Provided data
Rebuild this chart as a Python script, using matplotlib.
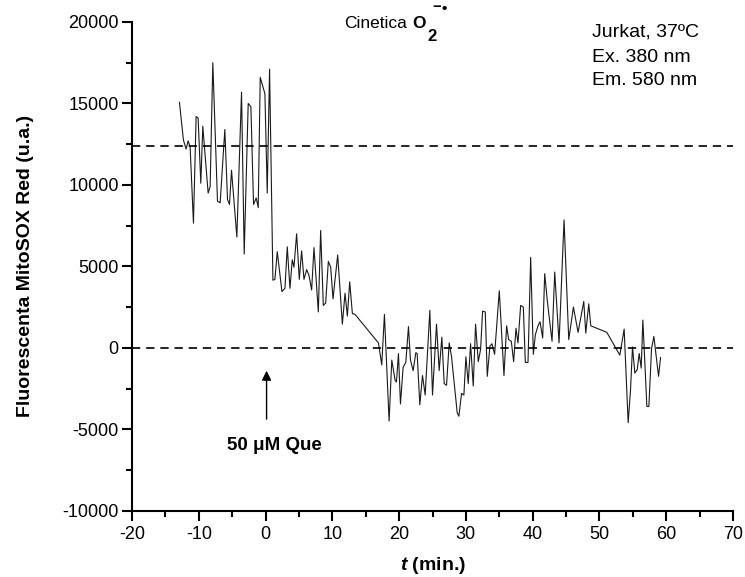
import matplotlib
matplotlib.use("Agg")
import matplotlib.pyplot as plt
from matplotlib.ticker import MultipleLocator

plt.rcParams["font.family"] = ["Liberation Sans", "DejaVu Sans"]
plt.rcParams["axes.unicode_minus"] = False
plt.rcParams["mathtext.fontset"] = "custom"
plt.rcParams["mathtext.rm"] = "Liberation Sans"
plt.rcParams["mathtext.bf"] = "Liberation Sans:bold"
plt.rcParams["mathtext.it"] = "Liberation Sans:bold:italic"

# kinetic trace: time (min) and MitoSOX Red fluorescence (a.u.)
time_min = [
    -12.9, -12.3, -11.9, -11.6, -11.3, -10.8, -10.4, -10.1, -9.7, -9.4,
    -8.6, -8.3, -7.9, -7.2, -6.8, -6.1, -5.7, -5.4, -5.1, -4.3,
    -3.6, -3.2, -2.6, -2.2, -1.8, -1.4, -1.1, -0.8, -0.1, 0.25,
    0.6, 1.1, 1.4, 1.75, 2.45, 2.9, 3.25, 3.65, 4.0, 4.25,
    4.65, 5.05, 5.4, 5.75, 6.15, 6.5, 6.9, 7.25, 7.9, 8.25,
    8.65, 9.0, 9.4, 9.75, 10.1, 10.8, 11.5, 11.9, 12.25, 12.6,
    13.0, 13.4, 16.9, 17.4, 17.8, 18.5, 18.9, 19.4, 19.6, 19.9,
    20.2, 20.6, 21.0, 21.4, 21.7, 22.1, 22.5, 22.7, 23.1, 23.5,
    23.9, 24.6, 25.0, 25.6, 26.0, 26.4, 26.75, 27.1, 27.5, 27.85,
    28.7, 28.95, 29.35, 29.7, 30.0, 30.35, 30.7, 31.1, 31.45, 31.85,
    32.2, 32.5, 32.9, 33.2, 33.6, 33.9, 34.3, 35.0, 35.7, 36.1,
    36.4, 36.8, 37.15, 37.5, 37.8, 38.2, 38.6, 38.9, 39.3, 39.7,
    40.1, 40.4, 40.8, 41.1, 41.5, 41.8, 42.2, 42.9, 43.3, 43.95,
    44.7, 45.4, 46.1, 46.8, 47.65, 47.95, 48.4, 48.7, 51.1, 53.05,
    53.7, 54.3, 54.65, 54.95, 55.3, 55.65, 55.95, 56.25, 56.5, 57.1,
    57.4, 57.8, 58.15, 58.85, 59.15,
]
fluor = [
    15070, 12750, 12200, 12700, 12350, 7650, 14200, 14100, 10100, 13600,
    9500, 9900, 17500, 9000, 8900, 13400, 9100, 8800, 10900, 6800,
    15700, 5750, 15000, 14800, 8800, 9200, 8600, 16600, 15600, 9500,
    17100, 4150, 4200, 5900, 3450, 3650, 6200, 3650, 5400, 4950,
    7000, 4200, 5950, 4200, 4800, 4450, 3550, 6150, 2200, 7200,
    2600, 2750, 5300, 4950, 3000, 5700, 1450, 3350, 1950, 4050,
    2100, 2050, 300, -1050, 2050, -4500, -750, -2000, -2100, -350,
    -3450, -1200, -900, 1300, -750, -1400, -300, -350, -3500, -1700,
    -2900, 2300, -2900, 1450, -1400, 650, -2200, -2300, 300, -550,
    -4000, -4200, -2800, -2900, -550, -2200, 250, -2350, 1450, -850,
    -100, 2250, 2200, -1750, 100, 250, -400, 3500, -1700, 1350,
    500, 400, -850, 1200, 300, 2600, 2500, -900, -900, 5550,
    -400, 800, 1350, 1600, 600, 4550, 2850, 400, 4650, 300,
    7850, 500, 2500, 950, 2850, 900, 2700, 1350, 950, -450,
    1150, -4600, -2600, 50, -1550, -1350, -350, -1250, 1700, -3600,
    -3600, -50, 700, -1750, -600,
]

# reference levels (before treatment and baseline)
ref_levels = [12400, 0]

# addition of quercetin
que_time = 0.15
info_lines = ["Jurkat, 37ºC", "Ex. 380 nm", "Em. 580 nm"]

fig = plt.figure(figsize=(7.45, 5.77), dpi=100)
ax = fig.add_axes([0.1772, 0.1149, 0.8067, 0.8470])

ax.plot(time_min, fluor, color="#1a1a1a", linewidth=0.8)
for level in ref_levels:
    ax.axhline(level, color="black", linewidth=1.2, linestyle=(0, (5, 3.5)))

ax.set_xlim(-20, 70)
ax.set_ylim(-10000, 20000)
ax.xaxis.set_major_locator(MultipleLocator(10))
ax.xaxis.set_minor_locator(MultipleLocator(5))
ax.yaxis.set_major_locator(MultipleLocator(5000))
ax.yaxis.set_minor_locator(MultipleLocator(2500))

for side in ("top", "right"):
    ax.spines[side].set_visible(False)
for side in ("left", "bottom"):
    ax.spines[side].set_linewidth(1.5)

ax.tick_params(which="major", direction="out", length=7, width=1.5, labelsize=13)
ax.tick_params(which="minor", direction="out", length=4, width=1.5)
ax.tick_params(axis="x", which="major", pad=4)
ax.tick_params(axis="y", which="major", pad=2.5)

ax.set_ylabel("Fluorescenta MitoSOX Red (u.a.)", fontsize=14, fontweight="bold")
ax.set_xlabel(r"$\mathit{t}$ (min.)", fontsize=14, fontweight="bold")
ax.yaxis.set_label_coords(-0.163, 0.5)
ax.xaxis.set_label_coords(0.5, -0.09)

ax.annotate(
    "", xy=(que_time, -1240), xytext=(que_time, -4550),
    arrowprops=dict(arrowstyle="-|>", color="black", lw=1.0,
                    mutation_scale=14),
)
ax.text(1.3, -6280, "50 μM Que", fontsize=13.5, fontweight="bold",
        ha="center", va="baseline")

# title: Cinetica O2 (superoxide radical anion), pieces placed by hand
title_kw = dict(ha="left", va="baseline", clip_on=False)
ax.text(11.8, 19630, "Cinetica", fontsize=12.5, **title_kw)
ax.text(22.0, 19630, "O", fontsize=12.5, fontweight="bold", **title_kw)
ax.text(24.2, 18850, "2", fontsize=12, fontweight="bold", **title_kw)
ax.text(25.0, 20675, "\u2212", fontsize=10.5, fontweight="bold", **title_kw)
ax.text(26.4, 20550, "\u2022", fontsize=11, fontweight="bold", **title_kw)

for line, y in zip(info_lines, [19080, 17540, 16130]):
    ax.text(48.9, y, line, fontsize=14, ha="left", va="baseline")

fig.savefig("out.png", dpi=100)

Exercise brief
Go through the material above and print all of it exactly, except the pictures.

Final result
Rebuild this chart as a Python script, using matplotlib.
import matplotlib
matplotlib.use("Agg")
import matplotlib.pyplot as plt
from matplotlib.ticker import MultipleLocator

plt.rcParams["font.family"] = ["Liberation Sans", "DejaVu Sans"]
plt.rcParams["axes.unicode_minus"] = False
plt.rcParams["mathtext.fontset"] = "custom"
plt.rcParams["mathtext.rm"] = "Liberation Sans"
plt.rcParams["mathtext.bf"] = "Liberation Sans:bold"
plt.rcParams["mathtext.it"] = "Liberation Sans:bold:italic"

# kinetic trace: time (min) and MitoSOX Red fluorescence (a.u.)
time_min = [
    -12.9, -12.3, -11.9, -11.6, -11.3, -10.8, -10.4, -10.1, -9.7, -9.4,
    -8.6, -8.3, -7.9, -7.2, -6.8, -6.1, -5.7, -5.4, -5.1, -4.3,
    -3.6, -3.2, -2.6, -2.2, -1.8, -1.4, -1.1, -0.8, -0.1, 0.25,
    0.6, 1.1, 1.4, 1.75, 2.45, 2.9, 3.25, 3.65, 4.0, 4.25,
    4.65, 5.05, 5.4, 5.75, 6.15, 6.5, 6.9, 7.25, 7.9, 8.25,
    8.65, 9.0, 9.4, 9.75, 10.1, 10.8, 11.5, 11.9, 12.25, 12.6,
    13.0, 13.4, 16.9, 17.4, 17.8, 18.5, 18.9, 19.4, 19.6, 19.9,
    20.2, 20.6, 21.0, 21.4, 21.7, 22.1, 22.5, 22.7, 23.1, 23.5,
    23.9, 24.6, 25.0, 25.6, 26.0, 26.4, 26.75, 27.1, 27.5, 27.85,
    28.7, 28.95, 29.35, 29.7, 30.0, 30.35, 30.7, 31.1, 31.45, 31.85,
    32.2, 32.5, 32.9, 33.2, 33.6, 33.9, 34.3, 35.0, 35.7, 36.1,
    36.4, 36.8, 37.15, 37.5, 37.8, 38.2, 38.6, 38.9, 39.3, 39.7,
    40.1, 40.4, 40.8, 41.1, 41.5, 41.8, 42.2, 42.9, 43.3, 43.95,
    44.7, 45.4, 46.1, 46.8, 47.65, 47.95, 48.4, 48.7, 51.1, 53.05,
    53.7, 54.3, 54.65, 54.95, 55.3, 55.65, 55.95, 56.25, 56.5, 57.1,
    57.4, 57.8, 58.15, 58.85, 59.15,
]
fluor = [
    15070, 12750, 12200, 12700, 12350, 7650, 14200, 14100, 10100, 13600,
    9500, 9900, 17500, 9000, 8900, 13400, 9100, 8800, 10900, 6800,
    15700, 5750, 15000, 14800, 8800, 9200, 8600, 16600, 15600, 9500,
    17100, 4150, 4200, 5900, 3450, 3650, 6200, 3650, 5400, 4950,
    7000, 4200, 5950, 4200, 4800, 4450, 3550, 6150, 2200, 7200,
    2600, 2750, 5300, 4950, 3000, 5700, 1450, 3350, 1950, 4050,
    2100, 2050, 300, -1050, 2050, -4500, -750, -2000, -2100, -350,
    -3450, -1200, -900, 1300, -750, -1400, -300, -350, -3500, -1700,
    -2900, 2300, -2900, 1450, -1400, 650, -2200, -2300, 300, -550,
    -4000, -4200, -2800, -2900, -550, -2200, 250, -2350, 1450, -850,
    -100, 2250, 2200, -1750, 100, 250, -400, 3500, -1700, 1350,
    500, 400, -850, 1200, 300, 2600, 2500, -900, -900, 5550,
    -400, 800, 1350, 1600, 600, 4550, 2850, 400, 4650, 300,
    7850, 500, 2500, 950, 2850, 900, 2700, 1350, 950, -450,
    1150, -4600, -2600, 50, -1550, -1350, -350, -1250, 1700, -3600,
    -3600, -50, 700, -1750, -600,
]

# reference levels (before treatment and baseline)
ref_levels = [12400, 0]

# addition of quercetin
que_time = 0.15
info_lines = ["Jurkat, 37ºC", "Ex. 380 nm", "Em. 580 nm"]

fig = plt.figure(figsize=(7.45, 5.77), dpi=100)
ax = fig.add_axes([0.1772, 0.1149, 0.8067, 0.8470])

ax.plot(time_min, fluor, color="#1a1a1a", linewidth=0.8)
for level in ref_levels:
    ax.axhline(level, color="black", linewidth=1.2, linestyle=(0, (5, 3.5)))

ax.set_xlim(-20, 70)
ax.set_ylim(-10000, 20000)
ax.xaxis.set_major_locator(MultipleLocator(10))
ax.xaxis.set_minor_locator(MultipleLocator(5))
ax.yaxis.set_major_locator(MultipleLocator(5000))
ax.yaxis.set_minor_locator(MultipleLocator(2500))

for side in ("top", "right"):
    ax.spines[side].set_visible(False)
for side in ("left", "bottom"):
    ax.spines[side].set_linewidth(1.5)

ax.tick_params(which="major", direction="out", length=7, width=1.5, labelsize=13)
ax.tick_params(which="minor", direction="out", length=4, width=1.5)
ax.tick_params(axis="x", which="major", pad=4)
ax.tick_params(axis="y", which="major", pad=2.5)

ax.set_ylabel("Fluorescenta MitoSOX Red (u.a.)", fontsize=14, fontweight="bold")
ax.set_xlabel(r"$\mathit{t}$ (min.)", fontsize=14, fontweight="bold")
ax.yaxis.set_label_coords(-0.163, 0.5)
ax.xaxis.set_label_coords(0.5, -0.09)

ax.annotate(
    "", xy=(que_time, -1240), xytext=(que_time, -4550),
    arrowprops=dict(arrowstyle="-|>", color="black", lw=1.0,
                    mutation_scale=14),
)
ax.text(1.3, -6280, "50 μM Que", fontsize=13.5, fontweight="bold",
        ha="center", va="baseline")

# title: Cinetica O2 (superoxide radical anion), pieces placed by hand
title_kw = dict(ha="left", va="baseline", clip_on=False)
ax.text(11.8, 19630, "Cinetica", fontsize=12.5, **title_kw)
ax.text(22.0, 19630, "O", fontsize=12.5, fontweight="bold", **title_kw)
ax.text(24.2, 18850, "2", fontsize=12, fontweight="bold", **title_kw)
ax.text(25.0, 20675, "\u2212", fontsize=10.5, fontweight="bold", **title_kw)
ax.text(26.4, 20550, "\u2022", fontsize=11, fontweight="bold", **title_kw)

for line, y in zip(info_lines, [19080, 17540, 16130]):
    ax.text(48.9, y, line, fontsize=14, ha="left", va="baseline")

fig.savefig("out.png", dpi=100)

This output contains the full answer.